As last season drew to a close, my belief was that the Conference Premier was starting to return to its traditional order with a majority of part-time clubs. I was wrong.
For 2013-14, there will still be 14 fully professional sides training every day – usually with Wednesday off – in Non-League’s top-flight.
They are Aldershot, Barnet, Cambridge United, Forest Green, Gateshead, Grimsby, Hereford, Kidderminster, Lincoln City, Luton, Macclesfield, Salisbury, Tamworth and Wrexham.
Eight sides are two-nights-a-week semi-professional outfits: Alfreton, Braintree, Chester, Dartford, FC Halifax, Hyde, Nuneaton and Woking (although the Cards will be doing a Monday morning rather than Tuesday night).

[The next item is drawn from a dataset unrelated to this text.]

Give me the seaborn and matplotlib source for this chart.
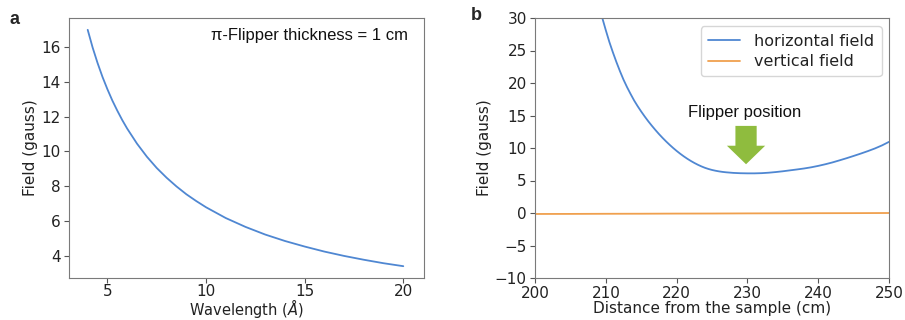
import matplotlib
matplotlib.use("Agg")
import matplotlib.pyplot as plt
import seaborn as sns
import pandas as pd

# ---- data ----
wavelength = [4, 4.25, 4.5, 4.75, 5, 5.25, 5.5, 5.75, 6, 6.5, 7, 7.5, 8,
              8.5, 9, 9.5, 10, 11, 12, 13, 14, 15, 16, 17, 18, 19, 20]
field_a = [17.0, 15.98, 15.09, 14.29, 13.58, 12.93, 12.35, 11.81, 11.32,
           10.45, 9.70, 9.05, 8.49, 7.99, 7.54, 7.15, 6.79, 6.17, 5.66, 5.22,
           4.85, 4.53, 4.24, 3.99, 3.77, 3.57, 3.40]

distance_h = [208.5, 209, 209.5, 210, 210.5, 211, 211.5, 212, 212.5, 213,
              213.5, 214, 214.5, 215, 215.5, 216, 216.5, 217, 217.5, 218,
              218.5, 219, 219.5, 220, 220.5, 221, 221.5, 222, 222.5, 223,
              223.5, 224, 224.5, 225, 225.5, 226, 226.5, 227, 228, 229, 230,
              231, 232, 233, 234, 235, 236, 237, 238, 239, 240, 241, 242,
              243, 244, 245, 246, 247, 248, 249, 250]
horizontal = [34.3, 32.1, 30.0, 28.1, 26.3, 24.7, 23.2, 21.8, 20.5, 19.35,
              18.3, 17.3, 16.42, 15.6, 14.83, 14.1, 13.42, 12.77, 12.15,
              11.57, 11.02, 10.5, 10.01, 9.55, 9.12, 8.72, 8.35, 8.01, 7.7,
              7.42, 7.17, 6.95, 6.77, 6.62, 6.5, 6.4, 6.32, 6.26, 6.17, 6.12,
              6.1, 6.1, 6.13, 6.2, 6.3, 6.42, 6.56, 6.7, 6.85, 7.03, 7.25,
              7.5, 7.78, 8.1, 8.43, 8.78, 9.14, 9.52, 9.93, 10.4, 10.95]
distance_v = [200, 205, 210, 215, 220, 225, 230, 235, 240, 245, 250]
vertical = [-0.15, -0.14, -0.12, -0.11, -0.09, -0.08, -0.06, -0.05, -0.03,
            -0.02, 0.0]

series_labels = ["horizontal field", "vertical field"]
blue = "#4f87d2"
orange = "#f0a04e"
green = "#8fbc3e"

sns.set_style("ticks")
plt.rcParams["font.family"] = ["DejaVu Sans"]
plt.rcParams["axes.edgecolor"] = "#7a7a7a"
plt.rcParams["xtick.color"] = "#555555"
plt.rcParams["ytick.color"] = "#555555"
plt.rcParams["xtick.labelcolor"] = "#222222"
plt.rcParams["ytick.labelcolor"] = "#222222"

fig = plt.figure(figsize=(9.05, 3.2), dpi=100)
ax1 = fig.add_axes([0.0762, 0.13125, 0.3923, 0.8125])
ax2 = fig.add_axes([0.5912, 0.13125, 0.3912, 0.8125])

# ---- panel a ----
df_a = pd.DataFrame({"wl": wavelength, "B": field_a})
sns.lineplot(data=df_a, x="wl", y="B", ax=ax1, color=blue, lw=1.3)
ax1.set_xlim(3.05, 21.05)
ax1.set_xticks([5, 10, 15, 20])
ax1.set_yticks([4, 6, 8, 10, 12, 14, 16])
ax1.tick_params(labelsize=11, length=3.5, width=0.8, pad=2.5)
ax1.tick_params(axis="x", pad=1.0)
ax1.set_xlabel(r"Wavelength ($Å$)", fontsize=10.5, color="#222222",
               labelpad=-1.3)
ax1.set_ylabel("Field (gauss)", fontsize=11, color="#222222", labelpad=2)
ax1.text(0.955, 0.932, "π-Flipper thickness = 1 cm", transform=ax1.transAxes,
         ha="right", va="center", fontsize=12, family="Liberation Sans",
         color="#111111")
fig.text(0.0105, 0.94, "a", fontsize=13, fontweight="bold",
         family="Liberation Sans", va="center")

# ---- panel b ----
df_h = pd.DataFrame({"x": distance_h, "B": horizontal, "s": series_labels[0]})
df_v = pd.DataFrame({"x": distance_v, "B": vertical, "s": series_labels[1]})
df_b = pd.concat([df_h, df_v], ignore_index=True)
sns.lineplot(data=df_b, x="x", y="B", hue="s", ax=ax2,
             palette={series_labels[0]: blue, series_labels[1]: orange},
             lw=1.3)
ax2.set_xlim(200, 250)
ax2.set_ylim(-10, 30)
ax2.set_xticks([200, 210, 220, 230, 240, 250])
ax2.set_yticks([-10, -5, 0, 5, 10, 15, 20, 25, 30])
ax2.set_xlabel("Distance from the sample (cm)", fontsize=11, color="#222222",
               labelpad=-0.5)
ax2.set_ylabel("Field (gauss)", fontsize=11, color="#222222", labelpad=2)
ax2.tick_params(labelsize=11, length=3.5, width=0.8, pad=2.5)
leg = ax2.legend(loc="upper right", fontsize=11.5, frameon=True,
                 bbox_to_anchor=(0.979, 0.968), borderaxespad=0,
                 borderpad=0.45, handletextpad=0.9, labelspacing=0.35)
leg.set_title(None)
for t in leg.get_texts():
    t.set_color("#222222")
ax2.arrow(229.8, 13.4, 0, -5.9, width=3.0, head_width=5.4, head_length=2.85,
          length_includes_head=True, color=green, ec="none", zorder=3)
ax2.text(229.6, 15.4, "Flipper position", ha="center", va="center",
         fontsize=12, family="Liberation Sans", color="#111111")
fig.text(0.5205, 0.95, "b", fontsize=13, fontweight="bold",
         family="Liberation Sans", va="center")

fig.savefig("out.png", dpi=100)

The other two teams are the ‘Inbetweeners’ doing three sessions a week; Southport doing a Monday morning with Tuesday and Thursday nights, and newly-promoted Conference South champions Welling working three mornings.
You’ll read elsewhere in today’s paper about the Managers’ Brains Trust that Alan Alger – my fellow columnist and former PR man for ex-league sponsors Blue Square Bet – and I had with four Conference gaffers at the Ricoh Arena in Coventry in midweek.
There were some fascinating views shared, not least on the full-time v part-time debate, by Kiddy’s Steve Burr, Tamworth’s Dale Belford, Nuneaton’s Kevin Wilkin and AFC Telford’s new boss Liam Watson, who has been manager of Southport for the past four years in the top-flight.
Burr, who has experienced part-time football throughout his career until taking over at Aggborough three years ago, believes the preparation factor is a big hindrance to part-time clubs in a national league.
“To expect some of the part-time lads to do some of the travelling they have to, when they have full-time jobs, is unfair,” says the ex-Nuneaton, Hucknall, Northwich and Stalybridge Celtic boss.
Finance
“Preparation is a major part of it, but say you’re up at Gateshead on a Tuesday night and a lad’s maybe got to get an afternoon or day off work, then he’s not getting home until 3am and he’s having to get up at six to go to work, they don’t get time to recover either.”
Watson – who has always managed part-time clubs at Runcorn, Southport (twice) and Burscough but is hopeful of eventually going full-time with the Bucks – sees pre-season as the key stage when part-time clubs suffer.
“Some clubs will do double sessions every day, then another on Saturday,” he says. “That’s 11 sessions a week, and 66 over a six-week pre-season. We’ll do a Tuesday night, Thursday night and a Saturday morning, so we’re 48 behind before the season’s even started.
“Also, the full-time clubs’ sessions are quality, but a lot of the time ours are coming straight from work. It is a big disadvantage.”
Many clubs’ status comes down to finance, with Belford’s Tamworth – having gone full-time last year – and Wilkin’s Boro competing in the same area for players.
“It’s individual choice for a club,” said Belford. “We took the decision to get the extra session on a Friday and it gives us more time to work with them and give ourselves an edge in terms of coaching them, organisation, fitness and tactics.
“We’re in the same budget range as Nuneaton and I’m only paying players the same as Kev. But we get a different type – lads who have been full-time and want to stay professional.
Advantage
“While he can get lads like Andy Brown (pictured below), for example, who would have had offers because he scored 20-odd goals, but combining his salary as a schoolteacher with his football money, you’d need nigh on £1,000-a-week to get him to go full-time, which puts him out of ours and a lot of clubs’ wage structures.
“Kev is able to use that two-wage thing to his advantage, while we wanted the extra sessions for the same money.”
Wilkin adds: “We’ve discussed going full-time, but what money could we offer them to bring in any sort of quality? As a chairman, you’re thinking ‘Hang on a minute, I know what that guy can achieve for me on X, Y and Z, keep his job, two nights a week – that’s the way I’m going to go’.
“We aren’t going to get a 20-goal a season man for £250-a-week, so why would you entertain it?”
All agreed that every club has to do what suits them and their budget best.
But there are grey areas over arguments like whether three-times a week clubs – who do just one day less than full-time – should be classed as semi-pro, and also full-time clubs who only pay 44-week contracts. They’re part-year, if not part-time.
One fact that no-one can deny, however, is that other than Burton Albion – who trained three times a week during 2008-09 – no side with a status of anything less than genuine full-time has won promotion from the Conference since two-up, two-down was introduced in 2002-03.
And none of those present could see that changing in 2013-14.